What makes modern nuclear reactors so safe comparatively to historical reactors?


What makes modern nuclear reactors so safe comparatively to historical reactors?

In: 5

Imagine burning a bunch of different things. Some stuff burns consistently, and other logs snap, crackle, and pop unexpectedly. Some river stones have pockets of water and might explode if you make a fire pit with them.

Nuclear was a very new technology, and we had no idea certain rocks explode if you put them in a fire.

We learn from every breakdown. The safety regulations are written in blood.

Early reactors (assuming research and power) varied in design quite a bit so lessons learned were more difficult to apply to others. Luck and hope played a large role. In modern times the big diff is just operating time. Like anything, the more you work with something the more you learn about it. Experience for dealing with waste, maintenance, training, environmental impacts, worker safety, quality, etc.

A nuclear reactor exists to generate heat. By placing a bunch of nuclear fuel close together, a lot of energy is released. In a nuclear power plant, the heat is used to create electricity – the heat created by the nuclear reaction is used to boil water, which turns into steam. The steam spins a turbine connected to a generator.

Running a nuclear power plant is about keeping the reactor hot enough for power generation, while also keeping the reactor cool enough to prevent overheating. Basically, it’s a balancing act to keep the reactor within operating temperature.

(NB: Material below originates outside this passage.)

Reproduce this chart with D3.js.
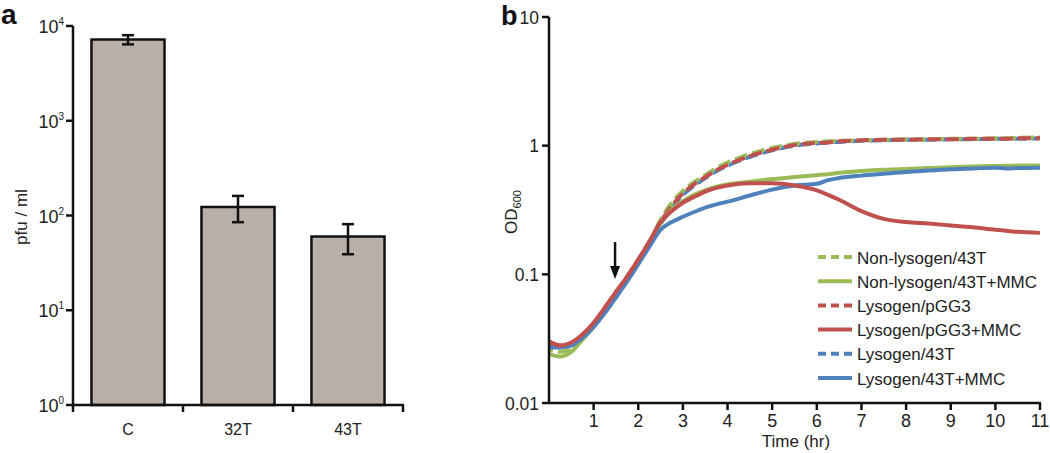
<!DOCTYPE html>
<html>
<head>
<meta charset="utf-8">
<script src="https://cdn.jsdelivr.net/npm/d3@7"></script>
<style>
  html, body { margin: 0; padding: 0; background: #fff; }
  svg { display: block; font-family: "Liberation Sans", Arial, sans-serif; }
</style>
</head>
<body>
<svg id="chart" width="1050" height="453"></svg>
<script>
// ---------- Panel a data ----------
const barCategories = ["C", "32T", "43T"];
const barValues = [7200, 123, 60];
const barErrors = [800, 38, 21];
const barTickExponents = [0, 1, 2, 3, 4];

// ---------- Panel b data ----------
const times = [0, 0.25, 0.5, 0.75, 1, 1.25, 1.5, 1.75, 2, 2.25, 2.5, 2.75, 3, 3.25, 3.5, 3.75, 4, 4.5, 5, 5.5, 6, 6.25, 6.5, 7, 7.5, 8, 8.5, 9, 9.5, 10, 10.25, 10.5, 11];
const nonLysogen43T      = [0.026, 0.025, 0.026, 0.032, 0.040, 0.052, 0.070, 0.093, 0.127, 0.178, 0.265, 0.36, 0.445, 0.52, 0.59, 0.67, 0.74, 0.86, 0.96, 1.03, 1.07, 1.08, 1.09, 1.10, 1.11, 1.12, 1.12, 1.13, 1.13, 1.14, 1.14, 1.15, 1.16];
const nonLysogen43TMMC   = [0.024, 0.023, 0.025, 0.031, 0.039, 0.051, 0.068, 0.090, 0.122, 0.170, 0.250, 0.320, 0.370, 0.415, 0.450, 0.480, 0.500, 0.525, 0.550, 0.570, 0.590, 0.600, 0.615, 0.635, 0.650, 0.660, 0.670, 0.680, 0.690, 0.695, 0.697, 0.700, 0.702];
const lysogenPGG3        = [0.030, 0.028, 0.029, 0.034, 0.042, 0.055, 0.073, 0.096, 0.130, 0.180, 0.255, 0.34, 0.425, 0.50, 0.57, 0.645, 0.71, 0.83, 0.93, 1.01, 1.05, 1.06, 1.08, 1.10, 1.11, 1.11, 1.12, 1.12, 1.13, 1.13, 1.13, 1.14, 1.14];
const lysogenPGG3MMC     = [0.030, 0.028, 0.0295, 0.034, 0.042, 0.055, 0.073, 0.096, 0.130, 0.180, 0.255, 0.310, 0.360, 0.400, 0.440, 0.470, 0.490, 0.510, 0.510, 0.490, 0.450, 0.415, 0.380, 0.310, 0.270, 0.255, 0.248, 0.240, 0.232, 0.222, 0.218, 0.214, 0.210];
const lysogen43T         = [0.028, 0.027, 0.028, 0.033, 0.040, 0.052, 0.069, 0.092, 0.124, 0.172, 0.245, 0.33, 0.415, 0.49, 0.56, 0.635, 0.70, 0.82, 0.92, 1.00, 1.04, 1.06, 1.07, 1.09, 1.10, 1.11, 1.11, 1.12, 1.12, 1.13, 1.13, 1.13, 1.14];
const lysogen43TMMC      = [0.027, 0.027, 0.028, 0.032, 0.039, 0.050, 0.066, 0.088, 0.120, 0.164, 0.222, 0.255, 0.280, 0.305, 0.330, 0.350, 0.367, 0.410, 0.455, 0.490, 0.505, 0.540, 0.560, 0.585, 0.605, 0.625, 0.640, 0.655, 0.665, 0.675, 0.665, 0.670, 0.675];
const seriesNames = ["Non-lysogen/43T", "Non-lysogen/43T+MMC", "Lysogen/pGG3", "Lysogen/pGG3+MMC", "Lysogen/43T", "Lysogen/43T+MMC"];
const odTicks = [0.01, 0.1, 1, 10];
const timeTicks = [1, 2, 3, 4, 5, 6, 7, 8, 9, 10, 11];
const arrowTime = 1.48;

const GREEN = "#9bbb59", RED = "#c0504d", BLUE = "#4f81bd";

const svg = d3.select("#chart");

// ================= Panel a =================
const ga = svg.append("g");
const yA = d3.scaleLog().domain([1, 1e4]).range([405, 26]);
const xA = d3.scaleBand().domain(barCategories).range([73, 403]).paddingInner(0.336).paddingOuter(0.168);

ga.append("text").attr("x", 1).attr("y", 24).attr("font-size", 28).attr("font-weight", "bold").attr("fill", "#111").text("a");

// bars
ga.selectAll("rect.bar").data(barCategories).join("rect")
  .attr("x", d => xA(d))
  .attr("y", (d, i) => yA(barValues[i]))
  .attr("width", xA.bandwidth())
  .attr("height", (d, i) => yA(1) - yA(barValues[i]))
  .attr("fill", "#b8afa8").attr("stroke", "#111").attr("stroke-width", 2.5);

// error bars
barCategories.forEach((c, i) => {
  const cx = xA(c) + xA.bandwidth() / 2;
  const y1 = yA(barValues[i] + barErrors[i]), y0 = yA(barValues[i] - barErrors[i]);
  const g = ga.append("g").attr("stroke", "#111").attr("stroke-width", 2.5);
  g.append("line").attr("x1", cx).attr("x2", cx).attr("y1", y1).attr("y2", y0);
  g.append("line").attr("x1", cx - 6).attr("x2", cx + 6).attr("y1", y1).attr("y2", y1);
  g.append("line").attr("x1", cx - 6).attr("x2", cx + 6).attr("y1", y0).attr("y2", y0);
});

// y axis
ga.append("line").attr("x1", 73).attr("x2", 73).attr("y1", yA(1e4)).attr("y2", yA(1) + 1)
  .attr("stroke", "#111").attr("stroke-width", 2.5);
barTickExponents.forEach(e => {
  const y = yA(Math.pow(10, e));
  ga.append("line").attr("x1", 66).attr("x2", 73).attr("y1", y).attr("y2", y).attr("stroke", "#111").attr("stroke-width", 2.5);
  const t = ga.append("text").attr("x", 64).attr("y", y + 7).attr("text-anchor", "end").attr("font-size", 18).attr("fill", "#222");
  t.append("tspan").text("10");
  t.append("tspan").attr("font-size", 10).attr("dy", -8).text(e);
});
// x axis
ga.append("line").attr("x1", 72).attr("x2", 404).attr("y1", yA(1)).attr("y2", yA(1)).attr("stroke", "#111").attr("stroke-width", 2.5);
const bounds = [73].concat(barCategories.map(c => xA(c) + xA.step() * (1 - 0.168)));
bounds.forEach(x => {
  ga.append("line").attr("x1", x).attr("x2", x).attr("y1", yA(1)).attr("y2", yA(1) + 7).attr("stroke", "#111").attr("stroke-width", 2.5);
});
barCategories.forEach(c => {
  ga.append("text").attr("x", xA(c) + xA.bandwidth() / 2).attr("y", 435).attr("text-anchor", "middle")
    .attr("font-size", 16).attr("fill", "#222").text(c);
});
ga.append("text").attr("transform", "translate(27,217) rotate(-90)").attr("text-anchor", "middle")
  .attr("font-size", 17).attr("fill", "#222").text("pfu / ml");

// ================= Panel b =================
const gb = svg.append("g");
const xB = d3.scaleLinear().domain([0, 11]).range([549, 1040]);
const yB = d3.scaleLog().domain([0.01, 10]).range([403, 17]);

gb.append("text").attr("x", 501).attr("y", 25).attr("font-size", 27).attr("font-weight", "bold").attr("fill", "#111").text("b");

const line = d3.line().x((d, i) => xB(times[i])).y(d => yB(d)).curve(d3.curveMonotoneX);

const series = [
  { v: lysogen43T, c: BLUE, dash: "13,5", off: 4 },
  { v: nonLysogen43T, c: GREEN, dash: "13,5", off: 9 },
  { v: lysogenPGG3, c: RED, dash: "13,5", off: 0 },
  { v: nonLysogen43TMMC, c: GREEN, dash: null },
  { v: lysogen43TMMC, c: BLUE, dash: null },
  { v: lysogenPGG3MMC, c: RED, dash: null }
];
series.forEach(s => {
  gb.append("path").datum(s.v).attr("d", line).attr("fill", "none")
    .attr("stroke", s.c).attr("stroke-width", 4).attr("stroke-linejoin", "round")
    .attr("stroke-dasharray", s.dash).attr("stroke-dashoffset", s.off || 0);
});

// axes
gb.append("line").attr("x1", 549).attr("x2", 549).attr("y1", yB(10)).attr("y2", yB(0.01) + 1).attr("stroke", "#111").attr("stroke-width", 2.5);
odTicks.forEach(v => {
  const y = yB(v);
  gb.append("line").attr("x1", 542).attr("x2", 549).attr("y1", y).attr("y2", y).attr("stroke", "#111").attr("stroke-width", 2.5);
  gb.append("text").attr("x", 539).attr("y", y + 6.5).attr("text-anchor", "end").attr("font-size", 17.5).attr("fill", "#222").text(v);
});
gb.append("line").attr("x1", 548).attr("x2", 1041).attr("y1", yB(0.01)).attr("y2", yB(0.01)).attr("stroke", "#111").attr("stroke-width", 2.5);
timeTicks.forEach(t => {
  const x = xB(t);
  gb.append("line").attr("x1", x).attr("x2", x).attr("y1", yB(0.01)).attr("y2", yB(0.01) + 7).attr("stroke", "#111").attr("stroke-width", 2.5);
  gb.append("text").attr("x", x).attr("y", 427).attr("text-anchor", "middle").attr("font-size", 18).attr("fill", "#222").text(t);
});
gb.append("text").attr("x", 796).attr("y", 447).attr("text-anchor", "middle").attr("font-size", 17).attr("fill", "#222").text("Time (hr)");
const od = gb.append("text").attr("transform", "translate(517,212) rotate(-90)").attr("text-anchor", "middle").attr("font-size", 17).attr("fill", "#222");
od.append("tspan").text("OD");
od.append("tspan").attr("font-size", 11).attr("dy", 4).text("600");

// arrow
const ax = xB(arrowTime);
gb.append("line").attr("x1", ax).attr("x2", ax).attr("y1", 242).attr("y2", 270).attr("stroke", "#111").attr("stroke-width", 2.5);
gb.append("path").attr("d", `M${ax - 5},266 L${ax + 5},266 L${ax},279 Z`).attr("fill", "#111");

// legend
const legendStyles = [
  { c: GREEN, dash: "8,5" }, { c: GREEN, dash: null },
  { c: RED, dash: "8,5" }, { c: RED, dash: null },
  { c: BLUE, dash: "8,5" }, { c: BLUE, dash: null }
];
seriesNames.forEach((n, i) => {
  const y = 257 + i * 24.2;
  gb.append("line").attr("x1", 818).attr("x2", 852).attr("y1", y).attr("y2", y)
    .attr("stroke", legendStyles[i].c).attr("stroke-width", 4).attr("stroke-dasharray", legendStyles[i].dash);
  gb.append("text").attr("x", 857).attr("y", y + 6.5).attr("font-size", 17).attr("fill", "#222").text(n);
});
</script>
</body>
</html>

**Old nuclear power plants required supporting systems to cool the reactor. Basically, the systems that controlled the reactor keep it from overheating. If the supporting systems fail, the reactor overheats.** This may lead to a situation where radioactive material is released to the environment. This type of problem happened at Fukushima Daiichi Nuclear Power Plant. The systems used to cool the reactors failed, which lead to three reactors overheating.

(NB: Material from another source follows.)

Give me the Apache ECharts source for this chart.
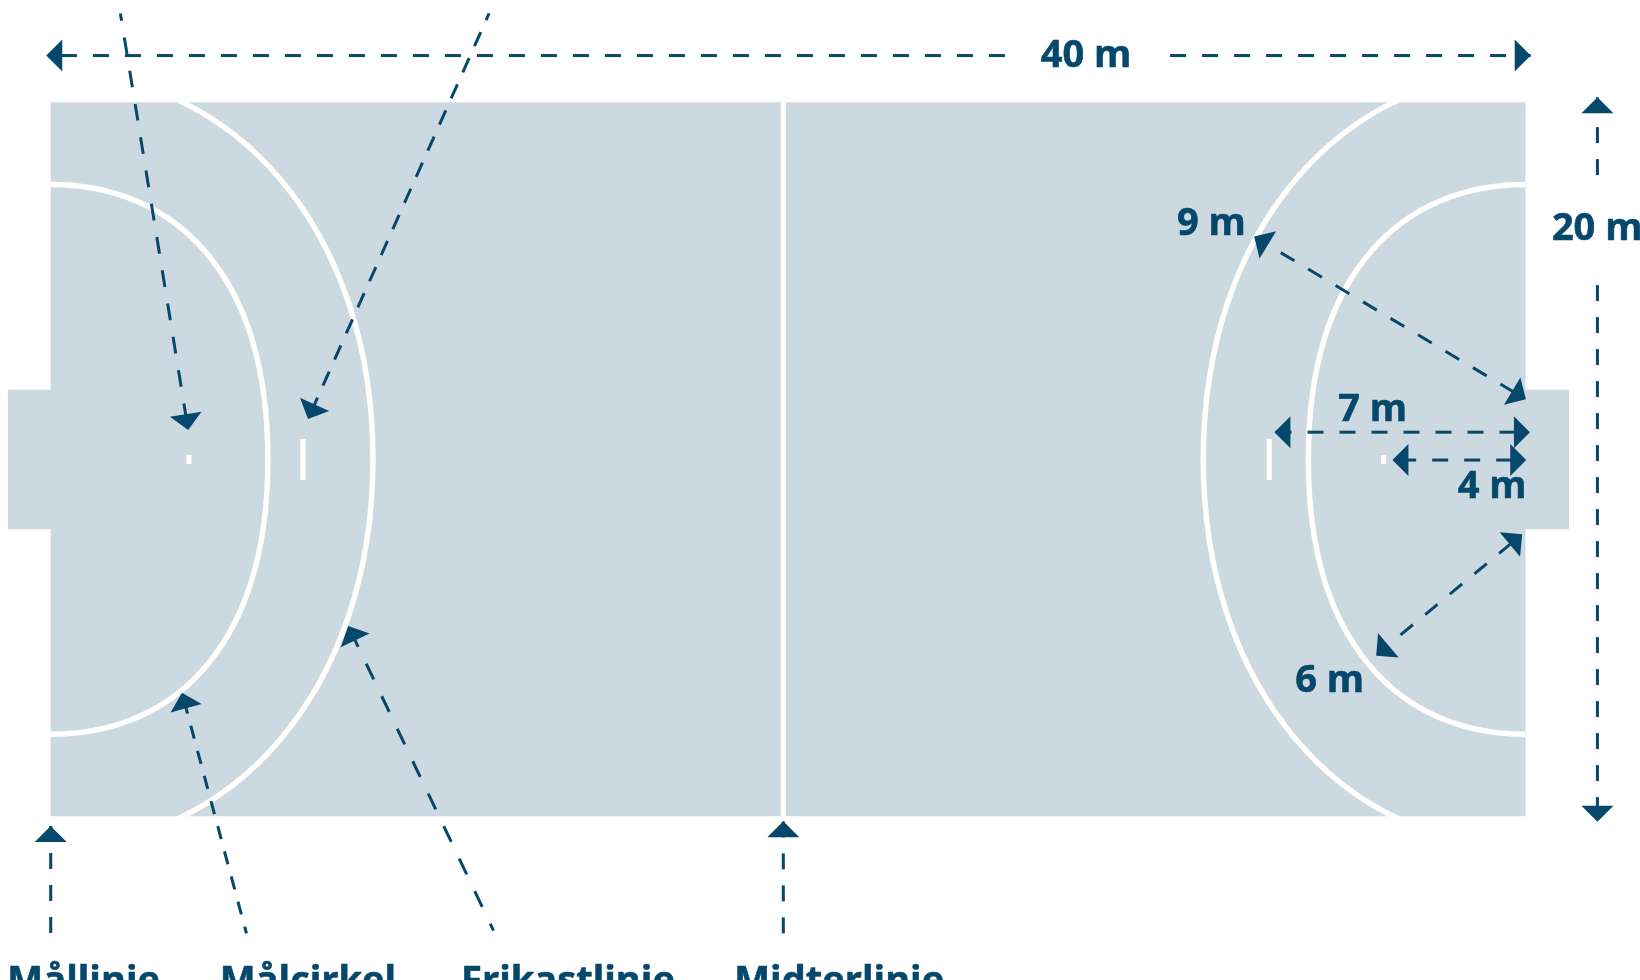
<!DOCTYPE html>
<html><head><meta charset="utf-8">
<style>html,body{margin:0;padding:0;background:#fff;overflow:hidden}#c{width:1640px;height:980px}</style>
<script src="https://cdn.jsdelivr.net/npm/echarts@6/dist/echarts.min.js"></script>
</head><body><div id="c"></div>
<script>
// All values are metres on the court (origin = lower left corner of the 40 x 20 m court)
var courtLength = 40, courtWidth = 20;
var courtAreas = [[0,0,40,20],[-1.16,8.04,0.1,11.95],[39.9,8.04,41.18,11.95]];
var fieldMarks = [[19.80,0,19.94,20],[6.77,9.42,6.91,10.57],[32.98,9.42,33.12,10.57],[3.68,9.87,3.82,10.12],[36.08,9.87,36.22,10.12]];
// Quarter arcs: depth from goal line, offset from court centre line (start, control, control, end)
var goalArcQuarter = [0,7.7, 3.4,7.7, 5.89,5.17, 5.89,0];
var freeArcQuarter = [0,10.85, 5.0,10.85, 8.74,6.4, 8.74,0];
var dashLines = [
 [1.89,22.49,3.73,10.82],[11.89,22.49,6.98,11.13],
 [0,-3.27,0,-0.27],[5.31,-3.28,3.56,3.46],[12.01,-3.20,8.07,5.33],[19.87,-3.28,19.87,-0.14],
 [25.88,21.31,-0.12,21.31],[30.36,21.31,40.14,21.31],
 [41.95,17.96,41.95,20.14],[41.95,14.88,41.95,-0.15],
 [33.36,15.79,40.01,11.68],[33.22,10.76,40.12,10.76],[36.60,9.98,40.02,9.98],[36.61,5.08,39.91,7.90]
];
var dashPatterns = [
 [16.8,16.9,9.3],[15.5,13.1,8.2],
 [16,16,0],[13.4,12.6,6.4],[17.4,18.6,9.8],[16,16,0],
 [16,16,0],[16,16,0],[16,16,0],[16,16,0],[16,16,0],[16,16,0],[16,16,0],[16,16,0]
];
var arrowHeads = [ // tip x, tip y, point behind x, y
 [3.73,10.82,1.89,22.49],[6.98,11.13,11.89,22.49],
 [0,-0.27,0,-3.27],[3.56,3.46,5.31,-3.28],[8.07,5.33,12.01,-3.20],[19.87,-0.14,19.87,-3.28],
 [-0.12,21.31,25.88,21.31],[40.14,21.31,30.36,21.31],
 [41.95,20.14,41.95,17.96],[41.95,-0.15,41.95,14.88],
 [40.01,11.68,33.36,15.79],[32.64,16.24,33.36,15.79],
 [33.19,10.76,40.12,10.76],[40.12,10.76,33.22,10.76],
 [36.39,9.98,40.02,9.98],[40.02,9.98,36.60,9.98],
 [39.91,7.90,36.61,5.08],[35.95,4.50,36.61,5.08]
];
var labelTexts = ['40 m','20 m','9 m','7 m','4 m','6 m','Mållinje','Målcirkel','Frikastlinje','Midterlinje'];
var labelX = [26.85,40.715,30.545,34.92,38.16,33.755,-1.175,4.585,11.13,18.54];
var labelY = [21.30,16.455,16.595,11.385,9.225,3.785,-4.64,-4.64,-4.64,-4.64];

var NAVY = '#06486c', COURT = '#cdd9e1', FONT = 'bold 38px "Open Sans", "Noto Sans", sans-serif';

function mirrored(q) {
  var rows = [];
  [false,true].forEach(function(right){
    [1,-1].forEach(function(sign){
      var r = [];
      for (var i = 0; i < q.length; i += 2) {
        r.push(right ? courtLength - q[i] : q[i]);
        r.push(courtWidth/2 + sign*q[i+1]);
      }
      rows.push(r);
    });
  });
  return rows;
}
var arcRows = mirrored(goalArcQuarter).concat(mirrored(freeArcQuarter));

function rects(data, color, z) {
  return {type:'custom', data:data, z:z, silent:true, animation:false, renderItem:function(p, api){
    var a = api.coord([api.value(0), api.value(1)]), b = api.coord([api.value(2), api.value(3)]);
    return {type:'rect', shape:{x:a[0], y:b[1], width:b[0]-a[0], height:a[1]-b[1]}, style:{fill:color}};
  }};
}
var chart = echarts.init(document.getElementById('c'), null, {renderer:'canvas', width:1640, height:980});
chart.setOption({
  animation:false, backgroundColor:'#fff', tooltip:{show:false},
  grid:{left:0, right:0, top:0, bottom:0},
  xAxis:{type:'value', min:-1.375, max:43.105, show:false},
  yAxis:{type:'value', min:-4.585, max:22.866, show:false},
  series:[
    rects(courtAreas, COURT, 1),
    {type:'custom', data:arcRows, z:3, silent:true, animation:false, renderItem:function(p, api){
      var a = api.coord([api.value(0), api.value(1)]), b = api.coord([api.value(2), api.value(3)]),
          c = api.coord([api.value(4), api.value(5)]), d = api.coord([api.value(6), api.value(7)]);
      return {type:'bezierCurve', shape:{x1:a[0],y1:a[1],cpx1:b[0],cpy1:b[1],cpx2:c[0],cpy2:c[1],x2:d[0],y2:d[1]},
              style:{stroke:'#fff', lineWidth:5.4, fill:null}};
    }},
    rects(fieldMarks, '#fff', 4),
    {type:'custom', data:dashLines, z:5, silent:true, animation:false, renderItem:function(p, api){
      var a = api.coord([api.value(0), api.value(1)]), b = api.coord([api.value(2), api.value(3)]);
      var d = dashPatterns[p.dataIndex];
      return {type:'line', shape:{x1:a[0], y1:a[1], x2:b[0], y2:b[1]},
              style:{stroke:NAVY, lineWidth:3, lineDash:[d[0],d[1]], lineDashOffset:d[2], fill:null}};
    }},
    {type:'custom', data:arrowHeads, z:6, silent:true, animation:false, renderItem:function(p, api){
      var t = api.coord([api.value(0), api.value(1)]), b = api.coord([api.value(2), api.value(3)]);
      var dx = t[0]-b[0], dy = t[1]-b[1], n = Math.sqrt(dx*dx+dy*dy); dx/=n; dy/=n;
      var cx = t[0]-dx*16, cy = t[1]-dy*16;
      return {type:'polygon', shape:{points:[t,[cx-dy*16,cy+dx*16],[cx+dy*16,cy-dx*16]]}, style:{fill:NAVY}};
    }},
    {type:'custom', data:labelX.map(function(x,i){return [x,labelY[i]];}), z:7, silent:true, animation:false,
     renderItem:function(p, api){
      var a = api.coord([api.value(0), api.value(1)]);
      return {type:'text', style:{text:labelTexts[p.dataIndex], x:a[0], y:a[1], font:FONT, fill:NAVY,
              stroke:NAVY, lineWidth:0.6, textAlign:'left', textVerticalAlign:'middle'}};
    }}
  ]
});
</script></body></html>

**New nuclear power plants require supporting systems to keep the reactor running. Basically, the systems that control the reactor keep it working. If the supporting systems fail, the reactor stops by itself.** The reactor immediately goes cold and the plant shuts down, but no danger.

One of the major differences is the emergency shut down procedures. Nuclear reactors generate electricity by turning water into super hot steam that drives a turbine. The heat comes from the nuclear fuel undergoing nuclear decay. That always happens, all the time. The reactor makes it go faster with a moderator, but without that, the fuel will still heat up. That means the fuel will *always* need to be cooled.

A meltdown is when the fuel heats up, uncontrolled, and literally melts into a pile of superheated goop. The explosion at Chernobyl came from the water pipes meant to cool the fuel. When the water pumps stopped, the water heated up, boiled off, and had nowhere to go until the pressure built up enough to blow up the pipes.

During normal operation, the pumps that cool the reactor can be powered *by* the reactor. Easy peasy. But what happens in an emergency when you need to shut the reactor down? The fuel is still super hot from the normal operation, so you need to cool it down and then *keep* it cool, but without power from the reactor.

Chernobyl was supposed to be able to use the residual heat and steam to power the pumps until backup diesel generators could come online. All of the things that went wrong there is its own ELI5.

Fukushima broke down because the diesel backups to power the water pumps were located next to the reactor, which was below the water line. When the plant flooded, the generators couldn’t be turned on. The location of the reactor was a feature, not a bug – designed so that in an emergency they could destroy the wall holding back the ocean and let the ocean cool the fuel. The unprecedented destruction from the earthquake and tsunami overwhelmed the facility’s emergency safeguards.

With every disaster or near disaster (like Three Mile Island) lessons are learned. Modern reactors have procedures to power the cooling pumps as the plant shuts down, procedures to borrow power back from the grid to run the pumps, back up generators, backup batteries, etc. Monitoring systems and computers have gotten better so that even in the absence of human intervention, the plant can safely shut itself down and activate all the backup systems (to a point). It’s very difficult to get a runaway meltdown.

So I just want to clarify that most nuclear reactors operating today _are_ “historical” reactors. [The global nuclear fleet is pretty old](https://www.statista.com/statistics/517060/average-age-of-nuclear-reactors-worldwide/). For individual countries, it is even older (for the US, the average age is [40 years](https://www.eia.gov/energyexplained/nuclear/us-nuclear-industry.php#:~:text=At%20the%20end%20of%202021,commercial%20operation%20in%20December%201969.)).

So while one can talk about how new (e.g. Gen IV) reactor designs are safer, one should not draw as much of a contrast between “modern nuclear reactors” on the whole an “historical reactors.” They are pretty much the same, albeit sometimes they have been given upgrades.

The “old” reactors were not, I would point out, inherently dangerous, except perhaps for the RBMKs, but even those were capable of being operated safely most of the time (Chernobyl was a very bad set of strange circumstances). That does not mean they were perfectly safe, or that current reactors are perfectly safe.